----- Data excerpts -----

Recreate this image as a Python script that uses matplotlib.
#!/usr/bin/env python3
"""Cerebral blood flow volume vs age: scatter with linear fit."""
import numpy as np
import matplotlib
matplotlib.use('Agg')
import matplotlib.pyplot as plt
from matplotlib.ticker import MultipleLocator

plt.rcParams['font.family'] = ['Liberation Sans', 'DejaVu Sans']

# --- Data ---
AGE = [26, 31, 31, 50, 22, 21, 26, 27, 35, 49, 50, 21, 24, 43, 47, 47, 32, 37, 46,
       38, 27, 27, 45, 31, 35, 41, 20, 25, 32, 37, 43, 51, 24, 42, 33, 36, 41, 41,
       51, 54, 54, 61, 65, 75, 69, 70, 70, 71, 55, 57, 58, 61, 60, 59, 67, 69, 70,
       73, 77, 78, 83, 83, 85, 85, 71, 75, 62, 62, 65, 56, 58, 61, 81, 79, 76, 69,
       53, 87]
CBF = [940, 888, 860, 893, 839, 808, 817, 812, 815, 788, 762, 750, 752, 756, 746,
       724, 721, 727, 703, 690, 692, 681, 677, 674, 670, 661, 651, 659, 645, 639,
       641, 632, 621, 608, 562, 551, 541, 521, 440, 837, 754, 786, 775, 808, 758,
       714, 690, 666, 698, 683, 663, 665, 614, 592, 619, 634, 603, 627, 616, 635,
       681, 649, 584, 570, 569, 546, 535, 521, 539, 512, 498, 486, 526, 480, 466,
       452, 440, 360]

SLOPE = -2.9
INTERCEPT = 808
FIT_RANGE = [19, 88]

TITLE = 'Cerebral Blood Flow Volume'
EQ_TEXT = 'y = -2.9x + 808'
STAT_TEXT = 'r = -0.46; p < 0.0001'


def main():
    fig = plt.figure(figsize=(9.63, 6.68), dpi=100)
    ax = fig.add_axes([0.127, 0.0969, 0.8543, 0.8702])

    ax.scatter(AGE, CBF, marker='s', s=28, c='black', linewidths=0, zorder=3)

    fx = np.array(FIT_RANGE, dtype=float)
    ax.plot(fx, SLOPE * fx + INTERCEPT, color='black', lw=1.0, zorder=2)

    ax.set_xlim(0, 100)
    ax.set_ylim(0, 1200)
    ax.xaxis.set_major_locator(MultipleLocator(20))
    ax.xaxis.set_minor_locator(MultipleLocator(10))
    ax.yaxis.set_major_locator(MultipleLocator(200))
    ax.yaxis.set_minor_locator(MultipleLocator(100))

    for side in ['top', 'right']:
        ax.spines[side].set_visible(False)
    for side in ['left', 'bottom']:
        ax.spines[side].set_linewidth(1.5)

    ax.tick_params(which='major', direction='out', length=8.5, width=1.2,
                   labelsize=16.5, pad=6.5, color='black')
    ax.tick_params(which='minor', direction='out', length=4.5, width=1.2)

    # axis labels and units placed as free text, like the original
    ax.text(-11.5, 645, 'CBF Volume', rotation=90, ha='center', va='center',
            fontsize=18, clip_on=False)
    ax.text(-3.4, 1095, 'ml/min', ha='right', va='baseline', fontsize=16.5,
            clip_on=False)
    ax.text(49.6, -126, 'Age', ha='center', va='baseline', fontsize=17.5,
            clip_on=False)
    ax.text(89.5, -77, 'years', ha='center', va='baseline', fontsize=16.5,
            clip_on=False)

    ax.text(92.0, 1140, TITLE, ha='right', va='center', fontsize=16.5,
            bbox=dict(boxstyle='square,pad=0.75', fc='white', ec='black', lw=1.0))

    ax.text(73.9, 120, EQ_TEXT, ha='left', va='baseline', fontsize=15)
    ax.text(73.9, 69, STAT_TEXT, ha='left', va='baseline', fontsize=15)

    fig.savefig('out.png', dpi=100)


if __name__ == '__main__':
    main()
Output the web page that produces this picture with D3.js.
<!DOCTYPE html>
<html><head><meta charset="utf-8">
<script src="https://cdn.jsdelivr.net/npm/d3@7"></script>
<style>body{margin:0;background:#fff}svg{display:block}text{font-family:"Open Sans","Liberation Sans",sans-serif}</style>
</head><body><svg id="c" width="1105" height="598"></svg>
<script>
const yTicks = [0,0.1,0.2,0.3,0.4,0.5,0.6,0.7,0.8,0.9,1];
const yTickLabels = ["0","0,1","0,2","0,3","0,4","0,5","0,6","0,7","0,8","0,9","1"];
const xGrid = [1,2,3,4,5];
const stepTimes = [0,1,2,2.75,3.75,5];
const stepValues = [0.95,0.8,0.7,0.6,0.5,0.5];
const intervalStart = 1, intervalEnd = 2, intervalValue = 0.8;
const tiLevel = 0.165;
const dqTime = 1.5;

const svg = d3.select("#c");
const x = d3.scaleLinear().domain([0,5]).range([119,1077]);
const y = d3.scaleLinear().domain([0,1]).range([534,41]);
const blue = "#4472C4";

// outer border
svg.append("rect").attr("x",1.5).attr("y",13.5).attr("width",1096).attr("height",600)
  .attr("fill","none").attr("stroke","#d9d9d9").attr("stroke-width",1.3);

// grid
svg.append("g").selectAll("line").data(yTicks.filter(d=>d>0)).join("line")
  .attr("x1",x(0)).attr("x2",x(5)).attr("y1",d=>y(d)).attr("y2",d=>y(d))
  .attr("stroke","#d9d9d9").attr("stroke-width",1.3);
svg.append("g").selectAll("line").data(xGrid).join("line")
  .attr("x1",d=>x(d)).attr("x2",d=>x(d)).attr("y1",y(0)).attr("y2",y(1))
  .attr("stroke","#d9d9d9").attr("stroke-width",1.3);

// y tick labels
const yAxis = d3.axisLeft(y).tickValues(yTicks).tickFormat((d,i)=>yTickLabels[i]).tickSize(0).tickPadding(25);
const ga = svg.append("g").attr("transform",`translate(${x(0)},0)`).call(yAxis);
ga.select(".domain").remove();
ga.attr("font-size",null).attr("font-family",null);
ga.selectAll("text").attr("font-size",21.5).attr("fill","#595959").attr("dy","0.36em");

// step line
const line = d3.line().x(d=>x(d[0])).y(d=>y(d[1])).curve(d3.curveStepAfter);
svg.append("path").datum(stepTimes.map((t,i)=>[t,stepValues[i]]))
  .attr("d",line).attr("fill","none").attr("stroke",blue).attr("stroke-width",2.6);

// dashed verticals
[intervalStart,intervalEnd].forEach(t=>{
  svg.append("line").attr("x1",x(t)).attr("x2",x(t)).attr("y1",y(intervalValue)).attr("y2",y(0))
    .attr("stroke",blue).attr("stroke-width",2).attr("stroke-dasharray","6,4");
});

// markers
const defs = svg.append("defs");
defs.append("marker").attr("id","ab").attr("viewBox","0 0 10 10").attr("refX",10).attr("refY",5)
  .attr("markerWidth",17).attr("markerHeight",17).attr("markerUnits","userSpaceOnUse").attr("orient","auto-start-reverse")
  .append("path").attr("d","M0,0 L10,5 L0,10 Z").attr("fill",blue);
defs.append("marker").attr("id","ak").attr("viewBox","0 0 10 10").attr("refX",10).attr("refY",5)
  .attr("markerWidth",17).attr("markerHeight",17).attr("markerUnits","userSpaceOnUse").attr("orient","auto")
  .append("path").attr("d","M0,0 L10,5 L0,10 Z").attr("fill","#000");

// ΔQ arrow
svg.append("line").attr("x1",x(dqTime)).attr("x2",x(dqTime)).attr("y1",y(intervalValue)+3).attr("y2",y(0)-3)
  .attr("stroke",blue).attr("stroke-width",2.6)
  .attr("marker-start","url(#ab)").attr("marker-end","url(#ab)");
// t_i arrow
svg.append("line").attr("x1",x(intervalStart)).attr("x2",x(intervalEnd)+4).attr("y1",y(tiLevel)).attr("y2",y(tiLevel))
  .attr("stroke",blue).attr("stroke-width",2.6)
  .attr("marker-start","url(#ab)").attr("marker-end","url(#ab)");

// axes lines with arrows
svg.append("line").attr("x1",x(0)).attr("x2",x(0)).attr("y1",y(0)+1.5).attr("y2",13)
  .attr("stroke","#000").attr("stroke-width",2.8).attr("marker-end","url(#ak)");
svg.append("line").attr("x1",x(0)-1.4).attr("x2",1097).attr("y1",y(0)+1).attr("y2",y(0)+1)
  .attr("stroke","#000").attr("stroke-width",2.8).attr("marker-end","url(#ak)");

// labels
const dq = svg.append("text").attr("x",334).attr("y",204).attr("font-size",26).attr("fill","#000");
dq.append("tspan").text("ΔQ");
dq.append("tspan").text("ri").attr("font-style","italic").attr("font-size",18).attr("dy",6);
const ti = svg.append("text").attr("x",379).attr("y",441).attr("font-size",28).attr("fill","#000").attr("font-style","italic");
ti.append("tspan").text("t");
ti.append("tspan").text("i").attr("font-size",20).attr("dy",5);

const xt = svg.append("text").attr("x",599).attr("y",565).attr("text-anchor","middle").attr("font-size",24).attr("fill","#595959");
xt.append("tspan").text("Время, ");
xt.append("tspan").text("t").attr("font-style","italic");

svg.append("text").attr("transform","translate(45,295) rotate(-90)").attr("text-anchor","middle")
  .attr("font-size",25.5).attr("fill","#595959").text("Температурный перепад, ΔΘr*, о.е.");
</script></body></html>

-----

The problem:
Repeat the records above line by line, from the first line through the line that contains "plt.rcParams['font.family'] = ['Liberation".

Finished task:
Recreate this image as a Python script that uses matplotlib.
#!/usr/bin/env python3
"""Cerebral blood flow volume vs age: scatter with linear fit."""
import numpy as np
import matplotlib
matplotlib.use('Agg')
import matplotlib.pyplot as plt
from matplotlib.ticker import MultipleLocator

plt.rcParams['font.family'] = ['Liberation Sans', 'DejaVu Sans']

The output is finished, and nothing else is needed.